Child Protective Services (CPS) works to keep vulnerable children safe and to strengthen at-risk families. It is a critical piece of our state’s public infrastructure. A strong child protection system ensures that all children are protected from abuse and neglect, giving them the opportunity to thrive and grow into responsible and productive adults. By doing so, CPS fosters healthy families and communities, the building blocks of a vibrant society.
CPS can be thought of like a rescue boat patrolling the ocean for signs of families in distress. Its job is to find sinking boats and either help the family quickly plug the hole, or, if that is not possible, pull the children aboard the state’s boat. The more rescue boats available to patrol the waters, the more families can be assisted and children protected.
Over the last decade, the Texas Legislature has expanded the CPS fleet. As a result, CPS has improved its investigations and made progress in achieving better outcomes for families and children. For example, in just the last two years, CPS has reduced the removal of children from their homes by 9.2%, and increased “kinship” placements—the placement of children with family members by 11.2%. CPS has also worked aggressively to move more children into permanent adoptive homes; in 2006, the federal government honored Texas with the largest award among the states for increasing the number of children adopted from foster care.
Despite these successes, the challenges CPS faces appear unending. The total number of Texas children has grown rapidly over the last decade, with an increase in the number of children who are at significant risk for abuse and neglect. About 23% of Texas children live in poverty, and 10% live in extreme poverty (meaning in families with incomes below 50% of the federal poverty level). This has resulted in a significant increase in the number of children coming into the state’s care each year.
Even though funding for child protection has increased significantly over the last decade, CPS remains grossly underfunded. In 2004, the most recent year for which national comparisons are available, the state spent 58% less per child on child protection (prevention, services, and foster care) than the U.S. average—low enough to rank Texas 47th nationally.
With inadequate funding, CPS struggles to both patrol the open water and tend to the children on the state’s boat, juggling one crisis after another. These struggles have obscured the very good work that CPS has done over the last decade, such as increasing the use of kinship homes and speeding adoptions. These struggles have also contributed to negative public perception of the system and have undermined public confidence in the system’s ability to protect vulnerable children.
Understandably, legislative frustration is high as well. Each session, the Legislature puts more money into CPS only to be told in the next session that it was not enough. In part, this is because the Legislature has taken a piecemeal approach to strengthening CPS.
Out of frustration and the desire to improve outcomes for children and families, the Legislature has searched for new models of service delivery. Leaning philosophically toward private sector solutions, and seeing experiments with the privatization of child protection in other states, the Legislature has considered outsourcing major child protection tasks to private providers. In 2005, the Legislature passed Senate Bill 6, mandating the privatization of case management and all state foster care and adoption services by 2011.
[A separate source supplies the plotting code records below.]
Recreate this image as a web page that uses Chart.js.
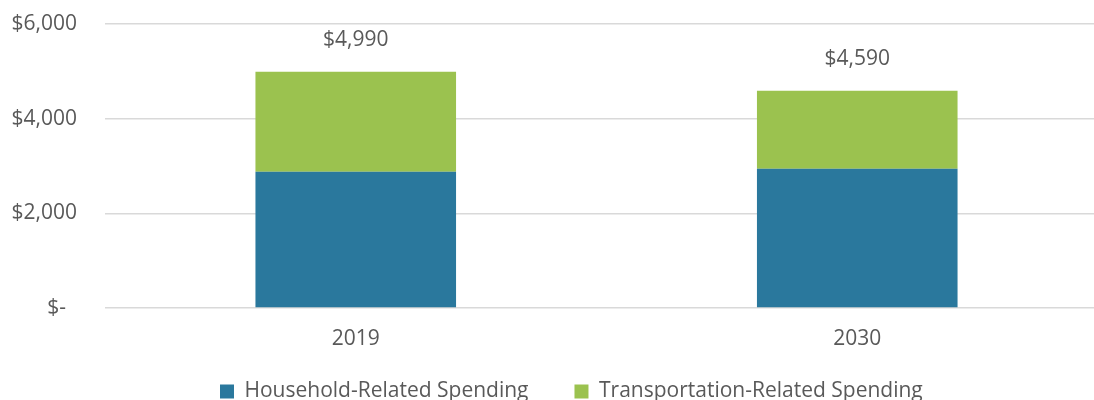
<!DOCTYPE html>
<html>
<head>
<meta charset="utf-8">
<script src="https://cdn.jsdelivr.net/npm/chart.js@4/dist/chart.umd.min.js"></script>
<style>
  html, body { margin: 0; padding: 0; background: #ffffff; overflow: hidden; }
  #wrap { position: absolute; left: 0; top: 0; width: 1094px; height: 400px; overflow: hidden; }
  #box { position: absolute; left: 0; top: 0; width: 1130px; height: 420px; }
</style>
</head>
<body>
<div id="wrap"><div id="box"><canvas id="c"></canvas></div></div>
<script>
const categories = ['2019', '2030'];
const householdSpending = [2880, 2940];
const transportationSpending = [2110, 1650];
const seriesNames = ['Household-Related Spending', 'Transportation-Related Spending'];
const yTicks = [0, 2000, 4000, 6000];

const TEXT = '#595959';
const FONT = "'Open Sans', sans-serif";
const FS = 21;

function money(v) {
  if (v === 0) return '$-  ';
  return '$' + String(Math.round(v)).replace(/\B(?=(\d{3})+(?!\d))/g, ',');
}

const totalLabels = {
  id: 'totalLabels',
  afterDatasetsDraw(chart) {
    const ctx = chart.ctx;
    const top = chart.getDatasetMeta(chart.data.datasets.length - 1);
    ctx.save();
    ctx.font = FS + 'px ' + FONT;
    ctx.fillStyle = TEXT;
    ctx.textAlign = 'center';
    ctx.textBaseline = 'middle';
    categories.forEach((c, i) => {
      const total = householdSpending[i] + transportationSpending[i];
      const el = top.data[i];
      ctx.fillText(money(total), el.x, el.y - 32);
    });
    ctx.restore();
  }
};

const legendPlace = {
  id: 'legendPlace',
  afterLayout(chart) {
    const L = chart.legend;
    if (!L) return;
    const p = L.options.labels.padding;
    L.left = 220 - p;
    L.top = 381 - p;
    L.bottom = chart.height;
  }
};

function build() {
  new Chart(document.getElementById('c'), {
    type: 'bar',
    data: {
      labels: categories,
      datasets: [
        { label: seriesNames[0], data: householdSpending, backgroundColor: '#2A789D', borderWidth: 0 },
        { label: seriesNames[1], data: transportationSpending, backgroundColor: '#9BC24F', borderWidth: 0 }
      ]
    },
    options: {
      responsive: true,
      maintainAspectRatio: false,
      animation: false,
      layout: { padding: { left: 12, right: 22, top: 24, bottom: 30 } },
      datasets: { bar: { categoryPercentage: 1.0, barPercentage: 0.4 } },
      scales: {
        x: {
          stacked: true,
          grid: { display: false, drawTicks: false },
          border: { display: false },
          ticks: { color: TEXT, font: { family: FONT, size: FS }, padding: 18.4 }
        },
        y: {
          stacked: true,
          min: 0, max: 6000,
          afterBuildTicks(axis) { axis.ticks = yTicks.map(v => ({ value: v })); },
          afterFit(axis) { axis.width = 93; axis.paddingTop = 0; axis.paddingBottom = 0; },
          grid: { color: '#D9D9D9', lineWidth: 1.5, drawTicks: false },
          border: { display: false },
          ticks: { color: TEXT, font: { family: FONT, size: FS }, padding: 28, callback: v => money(v) }
        }
      },
      plugins: {
        tooltip: { enabled: false },
        legend: {
          position: 'bottom',
          align: 'start',
          maxHeight: 20,
          labels: { color: TEXT, font: { family: FONT, size: FS }, boxWidth: 14, boxHeight: 14, padding: 46 }
        }
      }
    },
    plugins: [totalLabels, legendPlace]
  });
}

if (document.fonts && document.fonts.load) {
  document.fonts.load(FS + "px 'Open Sans'").then(build, build);
} else {
  build();
}
</script>
</body>
</html>
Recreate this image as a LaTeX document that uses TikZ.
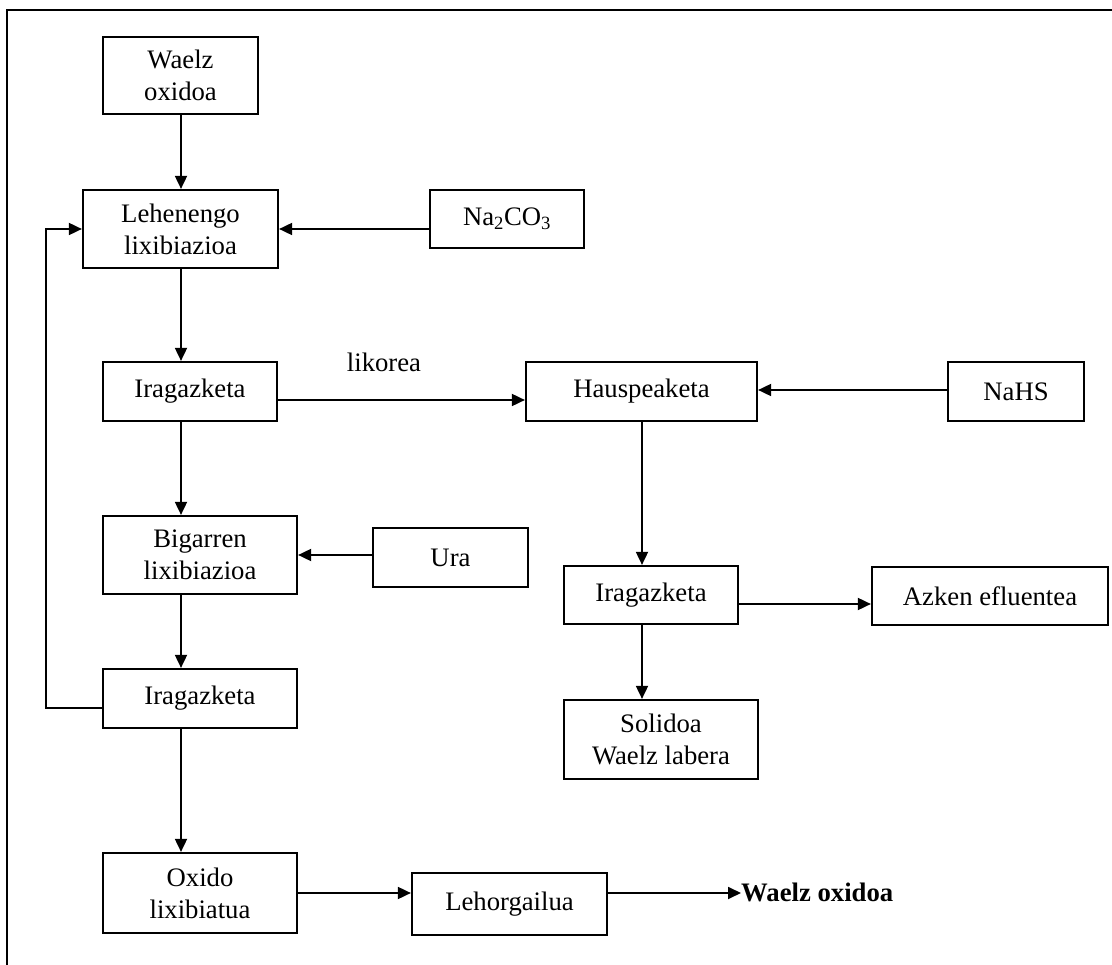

Private providers have always played a significant role in the delivery of child welfare services—both providing services to children in the state’s care as well as delivering prevention services to families considered at risk. Undeniably, private providers have made important contributions to the child protection system in Texas. Working locally, these organizations often develop relationships and coordinate community resources more effectively and rapidly than CPS.
However, the Legislature’s decision to privatize so much, so fast, and to outsource the case management functions traditionally performed by public employees, caused much concern in the child welfare community. In 2007, responding to these concerns, the failed privatization efforts in other areas of Texas state government, and the cost of privatization, the Legislature passed Senate Bill 758, which converted the plan to privatize case management into a pilot program and dropped the plan to privatize all foster care and adoption services.
Despite these changes, privatization of child protection continues to generate significant interest and debate in Texas. Some observers argue that privatization will increase the quality and efficiency of child protective services, while others raise doubts. Still others contend that the primary question is not whether but how privatization should be accomplished. Unfortunately, much of this debate fails to distinguish between privatizing the primary function of government—to set policy and make decisions in applying that policy—and the secondary function of government—to provide services.
This paper focuses on this distinction. We analyze the different outcomes and risks associated with privatizing CPS case management, which is a primary function of government, and privatizing the delivery of services, a secondary function. In the latter, if done right, privatization has the potential to improve the quality of government services. In the former, however, privatization breaks the critical link between democracy and the most fundamental government decisions, putting the objective of child protection—to keep children out of harm’s way—seriously at risk.
Our analysis looks particularly at the experiences of Kansas, Florida, and Texas. We recommend maintaining case management as a public function, limiting the role of private providers to the delivery of services to children and families, and exploring greater use of performance-based incentives when contracting for these services. While we support expanding the use of private providers in the provision of foster care and adoption services, we recommend that states move slowly, with adequate budgets, and always placing the needs of children and families first.